If you’ve spent any time cruising down America’s highways, you’ve likely passed countless signs directing you to points of cultural and historical interest. You may not have given these signs much thought. (Though if you’re my father, you made a point of stopping at every single one on every single road trip throughout my youth.) However, a recently proposed rule change created a vocal, if somewhat unlikely, uproar.
The story has changed several times over the last week, with the latest update coming moments prior to writing this article. Here’s how everything went down:
First, in mid-December, the Missouri Department of Transportation (MoDOT) submitted a rule that would affect signs pointing to any tourist attraction that draws fewer than one million visitors per year. Ostensibly, the move was designed to save money. But it wouldn’t simply prohibit new signs from being posted; it would also mean removing existing signs. (No word on how removing existing signs saves money; presumably the maintenance costs outweigh the cost of manpower associated with removing them.)

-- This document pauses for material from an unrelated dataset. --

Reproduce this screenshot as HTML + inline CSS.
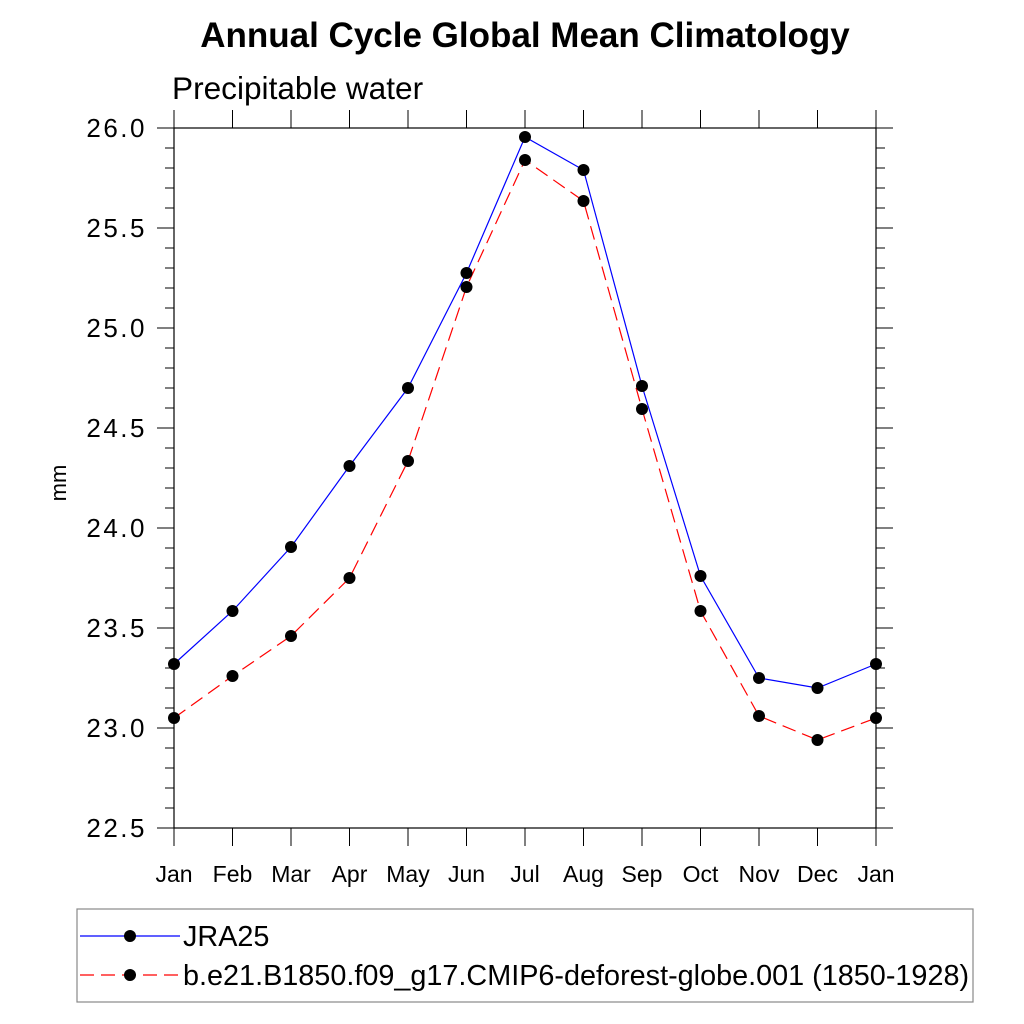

In case you’re wondering, one million annual visitors is a lot, and a slew of attractions won’t fit the bill. According to the people who own and operate some of those attractions, the proposed rule is both devastating and counterintuitive. By removing one of the primary elements that drives people to the under-utilized attractions, they’ll attract even fewer attendees and may be forced to shut down. Of course, if Missouri is looking to clean up some perceived “clutter,” that might actually be the point.
Many of the affected attractions are historic in nature, and that has touched a nerve. The rule has significant economic implications as well. Bill Hart with Missouri Preservation told CBS St. Louis that, “In the smaller communities, these historic and cultural heritage tourism dollars can go a long way in bolstering the economy.”
Shortly after the new rule was proposed, Hart launched a petition to keep the signs in place.
Next, State Senator Gary Romine called for his constituents to make their concerns heard. “The tourism industry is a critical part of our state’s economy, especially for rural areas, which depend on incoming visitors to support local businesses,” Romine stated in a news release. “The proposed change would severely hamper the ability of our local communities to draw tourists to the area, costing us badly needed tourism dollars.”
Finally, on the 13th — just two days before the end of the “period of review” for the rule — it was reported that MoDOT will rewrite the proposed rule change in response to vocal opposition. MoDOT reportedly assured concerned citizens that the rule was never going to impact sites owned and operated by state and federal agencies. It’s unclear what exactly will change about the proposed rule, but a sign and marketing engineer from MoDOT told the St. Genevieve Herald that “small tourism shouldn’t really be affected.”